Why do we use folds to encode datatypes as functions?
The Wikipedia page on Scott encoding has some useful insights. The short version is, what you're referring to is the Church encoding, and your "hypothetical pattern-match encoding" is the Scott encoding. Both are sensible ways of doing things, but the Church encoding requires lighter type machinery to use (in particular, it does not require recursive types).
The proof that the two are equivalent uses the following idea:
churchfold :: (a -> b -> b) -> b -> [a] -> b
churchfold _ z [] = z
churchfold f z (x:xs) = f x (churchfold f z xs)
scottfold :: (a -> [a] -> b) -> b -> [a] -> b
scottfold _ z [] = z
scottfold f _ (x:xs) = f x xs
scottFromChurch :: (a -> [a] -> b) -> b -> [a] -> b
scottFromChurch f z xs = fst (churchfold g (z, []) xs)
where
g x ~(_, xs) = (f x xs, x : xs)
The idea is that since churchfold (:) [] is the identity on lists, we can use a Church fold that produces the list argument it is given as well as the result it is supposed to produce. Then in the chain x1 `f` (x2 `f` (... `f` xn) ... ) the outermost f receives a pair (y, x2 : ... : xn : []) (for some y we don't care about), so returns f x1 (x2 : ... : xn : []). Of course, it also has to return x1 : ... : xn : [] so that any more applications of f could also work.
(This is actually a little similar to the proof of the mathematical principle of strong (or complete) induction, from the "weak" or usual principle of induction).
By the way, your Bool r type is a bit too big for real Church booleans – e.g. (+) :: Bool Integer, but (+) isn't really a Church boolean. If you enable RankNTypes then you can use a more precise type: type Bool = forall r. r -> r -> r. Now it is forced to be polymorphic, so genuinely only contains two (ignoring seq and bottom) inhabitants – \t _ -> t and \_ f -> f. Similar ideas apply to your other Church types, too.
Given some inductive data type
data Nat = Succ Nat | Zero
we can consider how we pattern match on this data
case n of
Succ n' -> f n'
Zero -> g
it should be obvious that every function of type Nat -> a can be defined by giving an appropriate f and g and that the only ways to make a Nat (baring bottom) is using one of the two constructors.
EDIT: Think about f for a moment. If we are defining a function foo :: Nat -> a by giving the appropriate f and g such that f recursively calls foo than we can redefine f as f' n' (foo n') such that f' is not recursive. If the type a = (a',Nat) than we can instead write f' (foo n). So, without loss of generality
foo n = h $ case n
Succ n' -> f (foo n)
Zero -> g
this is the formulation that makes the rest of my post make sense:
So, we can thus think about the case statement as applying a "destructor dictionary"
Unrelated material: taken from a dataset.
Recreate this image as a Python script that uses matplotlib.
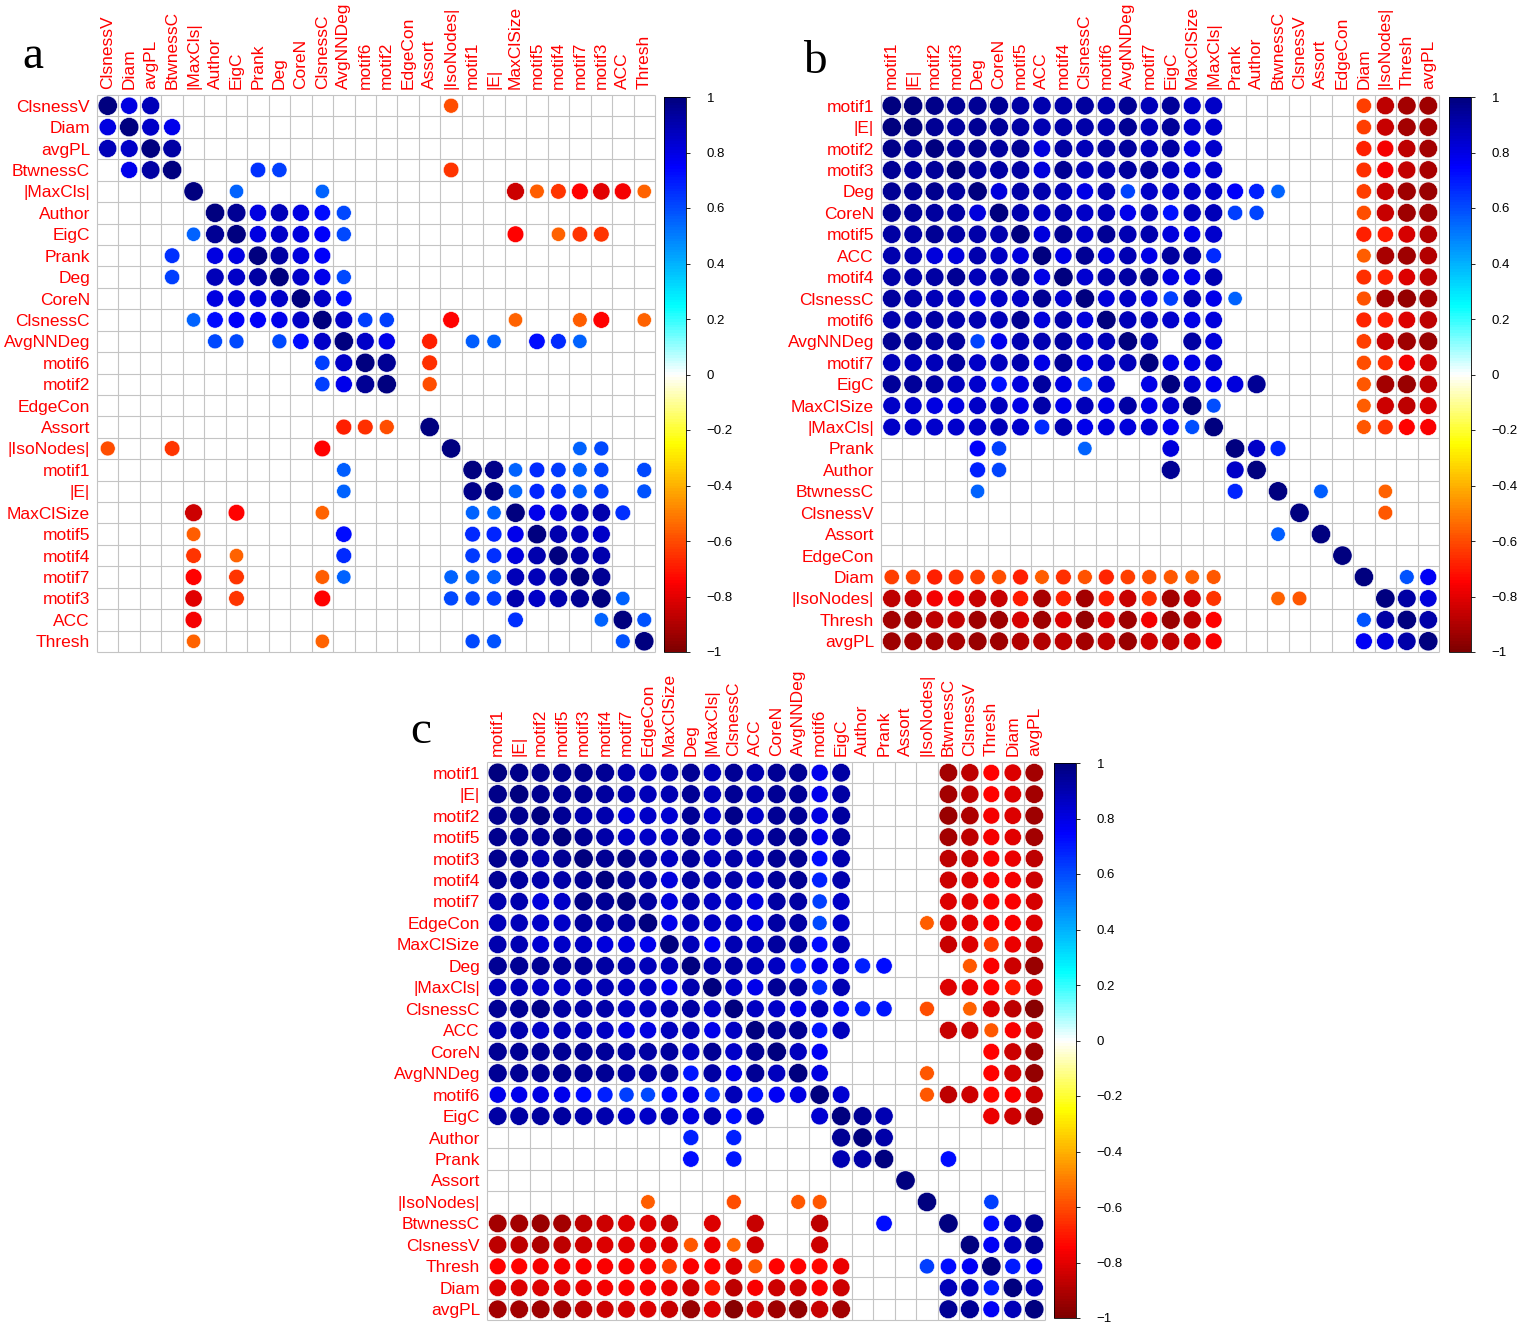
import numpy as np
import matplotlib
matplotlib.use("Agg")
import matplotlib.pyplot as plt
from matplotlib.colors import LinearSegmentedColormap, Normalize
from matplotlib.collections import EllipseCollection
import matplotlib.cm as cm

nan = np.nan

# ---------------- variables (row/column order of each panel) ----------------
labels_a = ["ClsnessV", "Diam", "avgPL", "BtwnessC", "|MaxCls|", "Author", "EigC",
            "Prank", "Deg", "CoreN", "ClsnessC", "AvgNNDeg", "motif6", "motif2",
            "EdgeCon", "Assort", "|IsoNodes|", "motif1", "|E|", "MaxClSize", "motif5",
            "motif4", "motif7", "motif3", "ACC", "Thresh"]

labels_b = ["motif1", "|E|", "motif2", "motif3", "Deg", "CoreN", "motif5", "ACC",
            "motif4", "ClsnessC", "motif6", "AvgNNDeg", "motif7", "EigC", "MaxClSize",
            "|MaxCls|", "Prank", "Author", "BtwnessC", "ClsnessV", "Assort", "EdgeCon",
            "Diam", "|IsoNodes|", "Thresh", "avgPL"]

labels_c = ["motif1", "|E|", "motif2", "motif5", "motif3", "motif4", "motif7", "EdgeCon",
            "MaxClSize", "Deg", "|MaxCls|", "ClsnessC", "ACC", "CoreN", "AvgNNDeg",
            "motif6", "EigC", "Author", "Prank", "Assort", "|IsoNodes|", "BtwnessC",
            "ClsnessV", "Thresh", "Diam", "avgPL"]

# ---------------- correlations: lower triangle, 0 = not significant ----------------
corr_a = [
    [1],
    [.80, 1],
    [.88, .85, 1],
    [0, .78, .92, 1],
    [0, 0, 0, 0, 1],
    [0, 0, 0, 0, 0, 1],
    [0, 0, 0, 0, .55, .95, 1],
    [0, 0, 0, .65, 0, .80, .80, 1],
    [0, 0, 0, .62, 0, .88, .85, .92, 1],
    [0, 0, 0, 0, 0, .80, .82, .82, .85, 1],
    [0, 0, 0, 0, .55, .72, .75, .75, .78, .85, 1],
    [0, 0, 0, 0, 0, .60, .60, 0, .60, .72, .85, 1],
    [0, 0, 0, 0, 0, 0, 0, 0, 0, 0, .62, .85, 1],
    [0, 0, 0, 0, 0, 0, 0, 0, 0, 0, .62, .78, .95, 1],
    [0, 0, 0, 0, 0, 0, 0, 0, 0, 0, 0, 0, 0, 0, nan],
    [0, 0, 0, 0, 0, 0, 0, 0, 0, 0, 0, -.68, -.66, -.60, 0, 1],
    [-.60, 0, 0, -.65, 0, 0, 0, 0, 0, 0, -.75, 0, 0, 0, 0, 0, 1],
    [0, 0, 0, 0, 0, 0, 0, 0, 0, 0, 0, .56, 0, 0, 0, 0, 0, 1],
    [0, 0, 0, 0, 0, 0, 0, 0, 0, 0, 0, .55, 0, 0, 0, 0, 0, .97, 1],
    [0, 0, 0, 0, -.85, 0, -.75, 0, 0, 0, -.55, 0, 0, 0, 0, 0, 0, .55, .55, 1],
    [0, 0, 0, 0, -.57, 0, 0, 0, 0, 0, 0, .72, 0, 0, 0, 0, 0, .66, .67, .78, 1],
    [0, 0, 0, 0, -.65, 0, -.55, 0, 0, 0, 0, .66, 0, 0, 0, 0, 0, .63, .65, .82, .90, 1],
    [0, 0, 0, 0, -.75, 0, -.65, 0, 0, 0, -.57, .55, 0, 0, 0, 0, .55, .57, .57, .88, .88, .92, 1],
    [0, 0, 0, 0, -.80, 0, -.65, 0, 0, 0, -.75, 0, 0, 0, 0, 0, .60, .61, .62, .90, .85, .90, .95, 1],
    [0, 0, 0, 0, -.77, 0, 0, 0, 0, 0, 0, 0, 0, 0, 0, 0, 0, 0, 0, .65, 0, 0, 0, .55, 1],
    [0, 0, 0, 0, -.55, 0, 0, 0, 0, 0, -.55, 0, 0, 0, 0, 0, 0, .60, .58, 0, 0, 0, 0, 0, .58, 1],
]

corr_b = [
    [1],
    [.99, 1],
    [.97, .95, 1],
    [.95, .93, .94, 1],
    [.95, .95, .96, .93, 1],
    [.95, .94, .93, .92, .81, 1],
    [.92, .92, .95, .92, .91, .90, 1],
    [.90, .89, .82, .82, .90, .86, .81, 1],
    [.91, .91, .92, .95, .88, .90, .95, .79, 1],
    [.93, .91, .88, .88, .79, .85, .85, .95, .83, 1],
    [.90, .90, .92, .90, .89, .88, .95, .81, .90, .81, 1],
    [.95, .95, .93, .93, .61, .78, .89, .89, .92, .85, .88, 1],
    [.88, .88, .88, .93, .85, .87, .90, .79, .94, .80, .86, .88, 1],
    [.94, .94, .92, .87, .84, .71, .82, .93, .80, .62, .84, 0, .79, 1],
    [.85, .84, .80, .80, .85, .87, .79, .91, .78, .88, .79, .92, .79, .84, 1],
    [.85, .84, .84, .84, .85, .88, .84, .66, .89, .78, .81, .82, .83, .77, .59, 1],
    [0, 0, 0, 0, .75, .62, 0, 0, 0, .55, 0, 0, 0, .81, 0, 0, 1],
    [0, 0, 0, 0, .68, .61, 0, 0, 0, 0, 0, 0, 0, .95, 0, 0, .85, 1],
    [0, 0, 0, 0, .55, 0, 0, 0, 0, 0, 0, 0, 0, 0, 0, 0, .67, 0, 1],
    [0, 0, 0, 0, 0, 0, 0, 0, 0, 0, 0, 0, 0, 0, 0, 0, 0, 0, 0, 1],
    [0, 0, 0, 0, 0, 0, 0, 0, 0, 0, 0, 0, 0, 0, 0, 0, 0, 0, .56, 0, 1],
    [0, 0, 0, 0, 0, 0, 0, 0, 0, 0, 0, 0, 0, 0, 0, 0, 0, 0, 0, 0, 0, 1],
    [-.63, -.63, -.68, -.66, -.63, -.60, -.68, -.57, -.66, -.59, -.67, -.63, -.60,
     -.58, -.56, -.58, 0, 0, 0, 0, 0, 0, 1],
    [-.88, -.86, -.77, -.77, -.86, -.86, -.70, -.91, -.69, -.92, -.70, -.86, -.66,
     -.92, -.85, -.65, 0, 0, -.55, -.58, 0, 0, 0, 1],
    [-.92, -.92, -.88, -.87, -.94, -.93, -.83, -.94, -.81, -.96, -.82, -.94, -.77,
     -.95, -.88, -.75, 0, 0, 0, 0, 0, 0, .58, .92, 1],
    [-.93, -.92, -.92, -.91, -.95, -.94, -.89, -.89, -.88, -.92, -.88, -.95, -.85,
     -.88, -.83, -.76, 0, 0, 0, 0, 0, 0, .76, .82, .91, 1],
]

corr_c = [
    [1],
    [.97, 1],
    [.96, .96, 1],
    [.96, .95, .95, 1],
    [.96, .95, .90, .95, 1],
    [.95, .93, .90, .91, .95, 1],
    [.90, .90, .82, .85, .97, .95, 1],
    [.88, .88, .85, .85, .93, .92, .93, 1],
    [.90, .89, .83, .85, .86, .82, .82, .78, 1],
    [.95, .95, .95, .94, .94, .92, .90, .88, .88, 1],
    [.88, .88, .85, .85, .88, .89, .86, .86, .76, .90, 1],
    [.95, .95, .97, .92, .91, .91, .86, .86, .89, .92, .85, 1],
    [.90, .90, .85, .88, .88, .86, .80, .80, .87, .88, .78, .86, 1],
    [.95, .95, .95, .95, .95, .94, .92, .92, .93, .86, .95, .85, .95, 1],
    [.95, .95, .95, .96, .95, .95, .92, .92, .93, .70, .92, .78, .95, .87, 1],
    [.78, .78, .80, .78, .72, .68, .62, .60, .72, .78, .66, .88, .71, .76, .80, 1],
    [.92, .92, .93, .93, .90, .90, .85, .85, .88, .80, .89, .72, .87, 0, 0, .83, 1],
    [0, 0, 0, 0, 0, 0, 0, 0, 0, .68, 0, .68, 0, 0, 0, 0, .95, 1],
    [0, 0, 0, 0, 0, 0, 0, 0, 0, .72, 0, .70, 0, 0, 0, 0, .89, .91, 1],
    [0, 0, 0, 0, 0, 0, 0, 0, 0, 0, 0, 0, 0, 0, 0, 0, 0, 0, 0, 1],
    [0, 0, 0, 0, 0, 0, 0, -.56, 0, 0, 0, -.60, 0, 0, -.58, -.58, 0, 0, 0, 0, 1],
    [-.92, -.92, -.95, -.92, -.88, -.85, -.82, -.82, -.86, 0, -.82, 0, -.86,
     0, 0, -.88, 0, 0, .72, 0, 0, 1],
    [-.88, -.88, -.90, -.88, -.85, -.82, -.80, -.80, -.82, -.58, -.78, -.55, -.85,
     0, 0, -.85, 0, 0, 0, 0, 0, 0, 1],
    [-.75, -.75, -.77, -.77, -.76, -.76, -.76, -.76, -.64, -.76, -.75, -.81, -.58,
     -.75, -.75, -.74, -.78, 0, 0, 0, .62, .72, .76, 1],
    [-.82, -.82, -.82, -.80, -.78, -.77, -.76, -.76, -.78, -.85, -.71, -.88, -.76,
     -.85, -.84, -.76, -.85, 0, 0, 0, 0, .88, .88, .69, 1],
    [-.92, -.92, -.93, -.92, -.88, -.85, -.83, -.82, -.86, -.95, -.82, -.98, -.86,
     -.93, -.96, -.86, -.92, 0, 0, 0, 0, .95, .95, .76, .88, 1],
]

cbar_ticks = [1, 0.8, 0.6, 0.4, 0.2, 0, -0.2, -0.4, -0.6, -0.8, -1]

# ---------------- drawing ----------------
W, H = 1527, 1323
fig = plt.figure(figsize=(W / 100, H / 100), dpi=100)
fig.patch.set_facecolor("white")

cmap = LinearSegmentedColormap.from_list(
    "corr", ["#7F0000", "#FF0000", "#FF7F00", "#FFFF00", "#FFFFFF",
             "#00FFFF", "#007FFF", "#0000FF", "#00007F"], N=200)
norm = Normalize(-1, 1)

LABEL_FONT = "Liberation Sans"
LABEL_SIZE = 12.5
GRID_COLOR = "#C4C4C4"


def px_rect(left, top, width, height):
    return [left / W, 1 - (top + height) / H, width / W, height / H]


def full_matrix(lower):
    n = len(lower)
    m = np.zeros((n, n))
    for i, row in enumerate(lower):
        assert len(row) == i + 1, (i, len(row))
        for j, v in enumerate(row):
            m[i, j] = v
            m[j, i] = v
    return m


def fmt_tick(v):
    if v == 0:
        return "0"
    s = ("%g" % abs(v))
    return ("\u2212" + s) if v < 0 else s


def draw_panel(grid_box, labels, lower, cbar_box, letter, letter_xy):
    n = len(labels)
    m = full_matrix(lower)
    ax = fig.add_axes(px_rect(*grid_box))
    ax.set_xlim(0, n)
    ax.set_ylim(n, 0)
    for k in range(n + 1):
        ax.plot([0, n], [k, k], color=GRID_COLOR, lw=0.8, zorder=1,
                solid_capstyle="butt", clip_on=False)
        ax.plot([k, k], [0, n], color=GRID_COLOR, lw=0.8, zorder=1,
                solid_capstyle="butt", clip_on=False)
    filled = np.nan_to_num(m) != 0
    ii, jj = np.nonzero(filled)
    vals = m[ii, jj]
    d = 0.9 * np.sqrt(np.abs(vals))
    circles = EllipseCollection(d, d, np.zeros_like(d), units="xy",
                                offsets=np.column_stack([jj + 0.5, ii + 0.5]),
                                offset_transform=ax.transData,
                                facecolors=cmap(norm(vals)),
                                edgecolors="white", linewidths=0.4, zorder=2)
    ax.add_collection(circles)
    for s in ax.spines.values():
        s.set_visible(False)
    ax.set_xticks(np.arange(n) + 0.5)
    ax.set_yticks(np.arange(n) + 0.5)
    ax.xaxis.tick_top()
    ax.set_xticklabels(labels, rotation=90, color="#FF0000",
                       fontsize=LABEL_SIZE, family=LABEL_FONT)
    ax.set_yticklabels(labels, color="#FF0000", fontsize=LABEL_SIZE,
                       family=LABEL_FONT)
    ax.tick_params(axis="x", length=0, pad=4)
    ax.tick_params(axis="y", length=0, pad=5)

    cax = fig.add_axes(px_rect(*cbar_box))
    sm = cm.ScalarMappable(norm=norm, cmap=cmap)
    cb = fig.colorbar(sm, cax=cax, ticks=cbar_ticks)
    cb.ax.set_yticklabels([fmt_tick(t) for t in cbar_ticks],
                          fontsize=9.5, family=LABEL_FONT)
    cb.ax.tick_params(length=3, width=0.6, pad=12)
    cb.outline.set_linewidth(0.6)

    fig.text(letter_xy[0] / W, 1 - letter_xy[1] / H, letter, fontsize=34,
             family="Liberation Serif", ha="center", va="center")


draw_panel((97, 95, 558, 557), labels_a, corr_a, (664, 97, 22, 555), "a", (33, 57))
draw_panel((881, 95, 558, 557), labels_b, corr_b, (1449, 97, 22, 555), "b", (815, 62))
draw_panel((487, 762, 558, 558), labels_c, corr_c, (1054, 763, 22, 555), "c", (421, 732))

fig.savefig("out.png", dpi=100, facecolor="white")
data NatDict a = NatDict {
onSucc :: a -> a,
onZero :: a
}
now our case statement from before can become
h $ case n of
Succ n' -> onSucc (NatDict f g) n'
Zero -> onZero (NatDict f g)
given this we can derive
newtype NatBB = NatBB {cataNat :: forall a. NatDict a -> a}
we can then define two functions
fromBB :: NatBB -> Nat
fromBB n = cataNat n (NatDict Succ Zero)
and
toBB :: Nat -> NatBB
toBB Zero = Nat $ \dict -> onZero dict
toBB (Succ n) = Nat $ \dict -> onSucc dict (cataNat (toBB n) dict)
we can prove these two functions are witness to an isomorphism (up to fast and lose reasoning) and thus show that
newtype NatAsFold = NatByFold (forall a. (a -> a) -> a -> a)
(which is just the same as NatBB) is isomorphic to Nat
We can use the same construction with other types, and prove that the resulting function types are what we want just by proving that the underlying types are isomorphic with algebraic reasoning (and induction).
As to your second question, Haskell's type system is based on iso-recursive not equi-recursive types. This is probably becuase the theory and type inference is easier to work out with iso-recursive types, and they have all the power they just impose a little more work on the programmers part. I like to claim that you can get your iso-recursive types without any overhead
newtype RecListType a r = RecListType (r -> (a -> RecListType -> r) -> r)
but apparently GHCs optimizer chokes on those sometimes :(.